This is what an 'incredibly difficult' heat wave was like inside one of Canada's densest neighbourhoods
CTV
This is what it was like in a Toronto neighbourhood where 30,000 people live during a scorching heat wave.
In the eye of a scorching heat wave, the water suddenly turned off in a Toronto apartment building.
“The whole 13 hours we didn't have water,” Breshna Kayoumi, a longtime resident of 375 Bleecker Street, northeast of Toronto’s downtown core, said. “It’s like the people in community housing don’t count as human.”

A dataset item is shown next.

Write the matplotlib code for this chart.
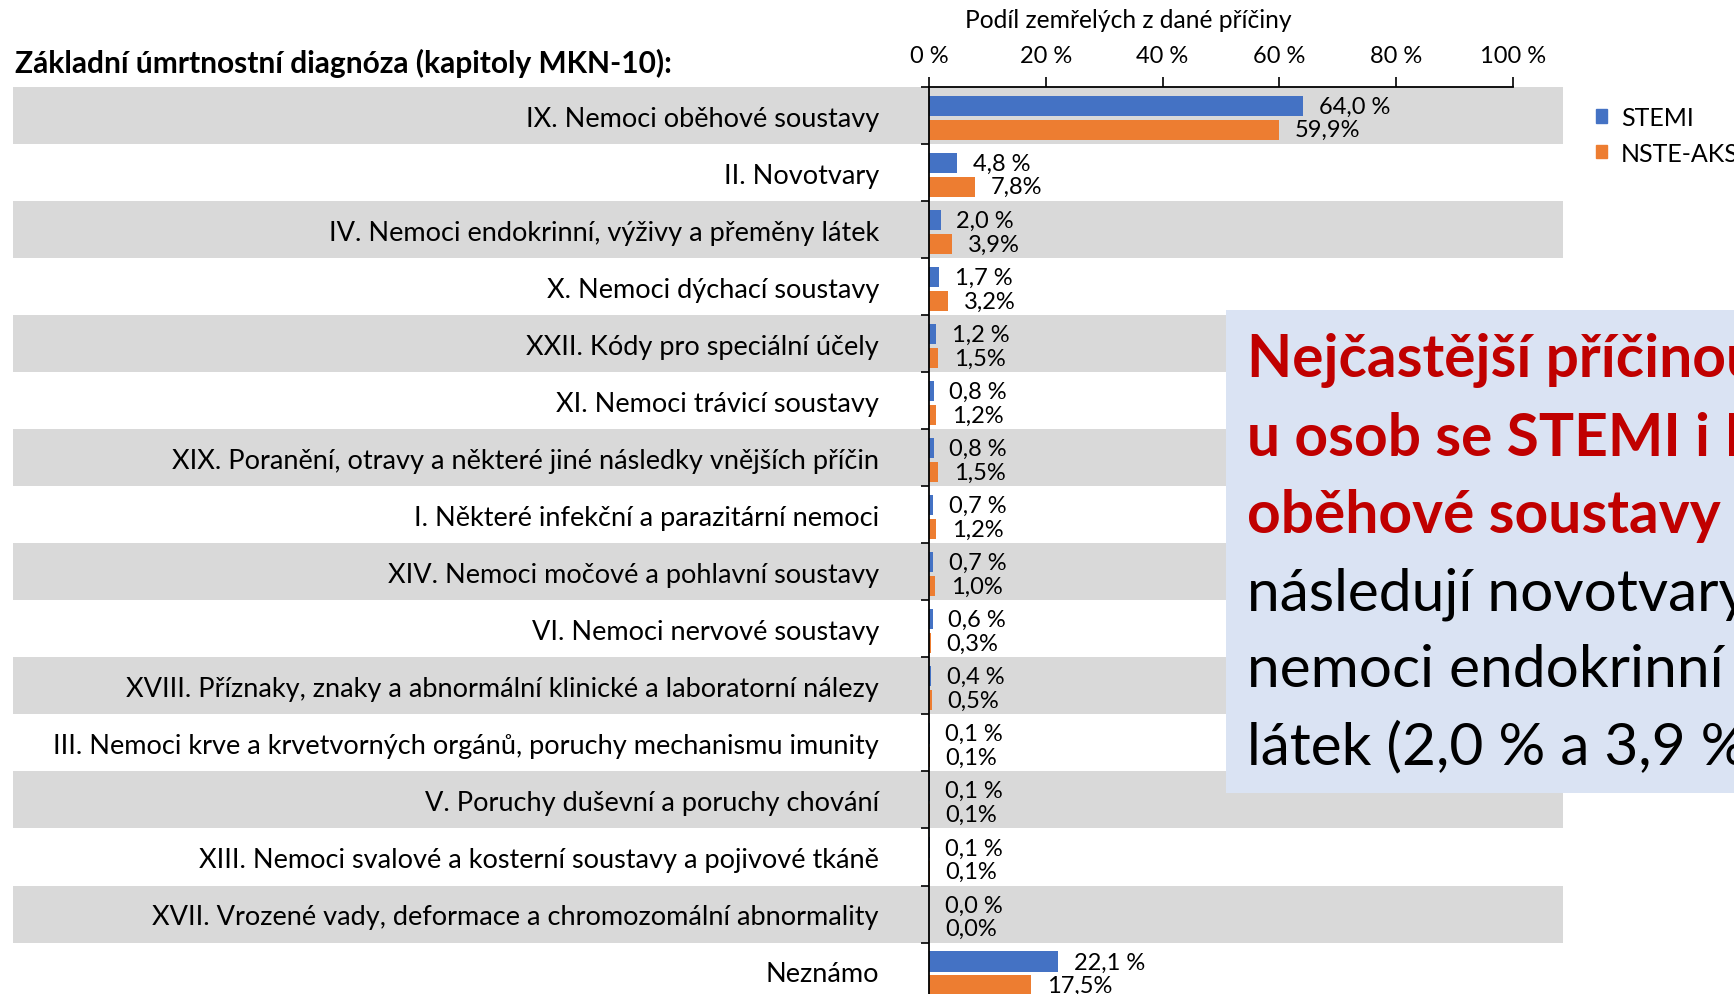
import matplotlib.pyplot as plt
import matplotlib.transforms as mtransforms
from matplotlib.patches import Rectangle, Patch

plt.rcParams['font.family'] = ['Lato', 'DejaVu Sans']

categories = [
    "IX. Nemoci oběhové soustavy",
    "II. Novotvary",
    "IV. Nemoci endokrinní, výživy a přeměny látek",
    "X. Nemoci dýchací soustavy",
    "XXII. Kódy pro speciální účely",
    "XI. Nemoci trávicí soustavy",
    "XIX. Poranění, otravy a některé jiné následky vnějších příčin",
    "I. Některé infekční a parazitární nemoci",
    "XIV. Nemoci močové a pohlavní soustavy",
    "VI. Nemoci nervové soustavy",
    "XVIII. Příznaky, znaky a abnormální klinické a laboratorní nálezy",
    "III. Nemoci krve a krvetvorných orgánů, poruchy mechanismu imunity",
    "V. Poruchy duševní a poruchy chování",
    "XIII. Nemoci svalové a kosterní soustavy a pojivové tkáně",
    "XVII. Vrozené vady, deformace a chromozomální abnormality",
    "Neznámo",
]
stemi = [64.0, 4.8, 2.0, 1.7, 1.2, 0.8, 0.8, 0.7, 0.7, 0.6, 0.4, 0.1, 0.1, 0.1, 0.0, 22.1]
nste = [59.9, 7.8, 3.9, 3.2, 1.5, 1.2, 1.5, 1.2, 1.0, 0.3, 0.5, 0.1, 0.1, 0.1, 0.0, 17.5]
x_ticks = [0, 20, 40, 60, 80, 100]

BLUE = "#4472C4"
ORANGE = "#ED7D31"
BAND = "#D9D9D9"

fig = plt.figure(figsize=(17.34, 9.95), dpi=100)
ax = fig.add_axes([929 / 1734, 1 - 1000.6 / 995, (1513 - 929) / 1734, 912.6 / 995])
ax.patch.set_visible(False)

n = len(categories)
rows = list(range(n))

# alternating grey bands spanning label area and plot
blend = mtransforms.blended_transform_factory(fig.transFigure, ax.transData)
for i in rows[::2]:
    ax.add_patch(Rectangle((13 / 1734, i), (1563 - 13) / 1734, 1, transform=blend,
                           color=BAND, clip_on=False, zorder=0, lw=0))

h = 0.36
ax.barh([r + 0.33 for r in rows], stemi, height=h, color=BLUE, zorder=2)
ax.barh([r + 0.75 for r in rows], nste, height=h, color=ORANGE, zorder=2)

for r, (s, o) in enumerate(zip(stemi, nste)):
    ax.text(s + 2.7, r + 0.34, f"{s:.1f} %".replace(".", ","), va="center",
            ha="left", fontsize=17, zorder=3)
    ax.text(o + 2.7, r + 0.75, f"{o:.1f}%".replace(".", ","), va="center",
            ha="left", fontsize=17, zorder=3)

ax.set_xlim(0, 100)
ax.set_ylim(n, 0)
ax.xaxis.tick_top()
ax.set_xticks(x_ticks)
ax.set_xticklabels([f"{t} %" for t in x_ticks], fontsize=17)
ax.tick_params(axis="x", direction="out", length=7, width=1.2, pad=8)

ax.set_yticks([r + 0.5 for r in rows])
ax.set_yticklabels(categories, fontsize=19.5)
ax.tick_params(axis="y", length=0, pad=36)
ax.set_yticks(list(range(n + 1)), minor=True)
ax.tick_params(axis="y", which="minor", length=6, width=1.2, direction="out")

for side in ["right", "bottom"]:
    ax.spines[side].set_visible(False)
ax.spines["left"].set_linewidth(1.3)
ax.spines["top"].set_linewidth(1.3)

fig.text(15 / 1734, 1 - 63 / 995, "Základní úmrtnostní diagnóza (kapitoly MKN-10):",
         fontsize=21.5, fontweight="bold", va="center", ha="left")
fig.text(1128 / 1734, 1 - 21 / 995, "Podíl zemřelých z dané příčiny",
         fontsize=17.7, va="center", ha="center")

handles = [Patch(color=BLUE, label="STEMI"), Patch(color=ORANGE, label="NSTE-AKS")]
fig.legend(handles=handles, loc="upper left", bbox_to_anchor=(1586 / 1734, 1 - 97 / 995),
           frameon=False, fontsize=18, handlelength=0.45, handleheight=0.45,
           handletextpad=0.55, labelspacing=0.5, borderaxespad=0)

# annotation box
fig.patches.append(Rectangle((1226 / 1734, 1 - 794 / 995), (1734 - 1226) / 1734,
                             (794 - 311) / 995, transform=fig.transFigure,
                             color="#DAE3F3", lw=0, zorder=5))
red_lines = ["Nejčastější příčinou", "u osob se STEMI i N", "oběhové soustavy"]
black_lines = ["následují novotvary", "nemoci endokrinní", "látek (2,0 % a 3,9 %"]
ys = [360, 439, 516, 594, 671, 748]
for y, line in zip(ys, red_lines + black_lines):
    bold = line in red_lines
    fig.text(1247 / 1734, 1 - y / 995, line, fontsize=42.2,
             fontweight="bold" if bold else "normal",
             color="#C00000" if bold else "black", va="center", ha="left", zorder=6)

fig.savefig("out.png", dpi=100)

On Wednesday night, the mother of five sourced a hose around the side of the building and hustled with jugs up and down 24 storeys in the elevator from 7:30 p.m. to 1:30 a.m.

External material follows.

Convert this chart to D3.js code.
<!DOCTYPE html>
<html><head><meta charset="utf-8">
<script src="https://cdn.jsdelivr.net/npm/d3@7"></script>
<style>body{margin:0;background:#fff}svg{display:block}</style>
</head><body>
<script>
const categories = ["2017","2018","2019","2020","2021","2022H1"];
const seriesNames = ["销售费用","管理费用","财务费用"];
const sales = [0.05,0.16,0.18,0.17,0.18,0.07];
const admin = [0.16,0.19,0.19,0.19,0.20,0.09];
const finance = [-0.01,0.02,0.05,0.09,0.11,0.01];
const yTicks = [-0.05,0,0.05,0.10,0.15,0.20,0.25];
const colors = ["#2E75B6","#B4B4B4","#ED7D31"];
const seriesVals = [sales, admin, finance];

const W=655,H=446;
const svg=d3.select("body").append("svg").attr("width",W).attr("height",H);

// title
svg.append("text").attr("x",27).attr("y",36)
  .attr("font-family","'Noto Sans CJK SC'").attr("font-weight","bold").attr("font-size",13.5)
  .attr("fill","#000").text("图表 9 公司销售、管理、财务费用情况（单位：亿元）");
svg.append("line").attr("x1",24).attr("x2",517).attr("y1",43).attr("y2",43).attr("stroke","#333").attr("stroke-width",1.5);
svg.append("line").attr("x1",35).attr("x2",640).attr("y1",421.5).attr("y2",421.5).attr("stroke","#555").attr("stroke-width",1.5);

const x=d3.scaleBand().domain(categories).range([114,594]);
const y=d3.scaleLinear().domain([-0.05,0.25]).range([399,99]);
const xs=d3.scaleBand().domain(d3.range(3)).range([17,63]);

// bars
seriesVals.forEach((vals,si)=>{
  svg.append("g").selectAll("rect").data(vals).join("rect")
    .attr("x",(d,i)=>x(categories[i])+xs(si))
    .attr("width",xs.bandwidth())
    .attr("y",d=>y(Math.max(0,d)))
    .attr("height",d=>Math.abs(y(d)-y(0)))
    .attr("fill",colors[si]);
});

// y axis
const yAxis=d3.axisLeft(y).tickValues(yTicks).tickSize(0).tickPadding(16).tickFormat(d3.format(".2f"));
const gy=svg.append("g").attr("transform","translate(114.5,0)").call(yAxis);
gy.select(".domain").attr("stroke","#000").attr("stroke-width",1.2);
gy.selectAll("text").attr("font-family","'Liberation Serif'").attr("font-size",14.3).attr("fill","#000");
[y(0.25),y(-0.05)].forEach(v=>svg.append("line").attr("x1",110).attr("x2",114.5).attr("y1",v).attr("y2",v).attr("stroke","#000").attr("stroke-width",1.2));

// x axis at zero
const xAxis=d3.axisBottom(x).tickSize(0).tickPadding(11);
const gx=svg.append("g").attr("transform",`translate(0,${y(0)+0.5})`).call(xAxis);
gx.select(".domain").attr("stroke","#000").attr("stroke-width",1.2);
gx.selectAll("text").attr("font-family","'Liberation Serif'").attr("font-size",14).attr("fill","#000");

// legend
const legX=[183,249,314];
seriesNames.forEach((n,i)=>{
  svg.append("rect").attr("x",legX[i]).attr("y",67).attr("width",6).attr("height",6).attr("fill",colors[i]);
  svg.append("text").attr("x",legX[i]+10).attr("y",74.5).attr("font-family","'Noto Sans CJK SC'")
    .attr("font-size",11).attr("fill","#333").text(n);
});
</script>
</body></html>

Toronto Community Housing confirmed to CTV News that there was an “unexpected emergency” that cut the overall water supply for the upper floors of the building, overnight into the early hours of Thursday morning.

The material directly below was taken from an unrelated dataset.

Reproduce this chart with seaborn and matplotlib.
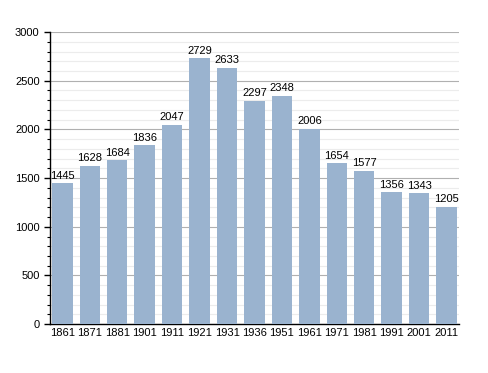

Outside, it was sweltering. Temperatures reached the mid-thirties, and felt even hotter with the humidity in Toronto, and across Ontario, prompting a five day heat warning from Environment Canada.
The feverish air felt thick, trapped in the concrete collection of buildings in one of Canada’s densest neighbourhoods – St James Town, where almost 30,000 people live, according to the city. Here, construction is constant, green space feels fleeting and air conditioning is a treasure.
Across the street from 375 Bleeker, the construction site of a 51-storey apartment building has temporarily taken over a park and reduced it to a patch of grass.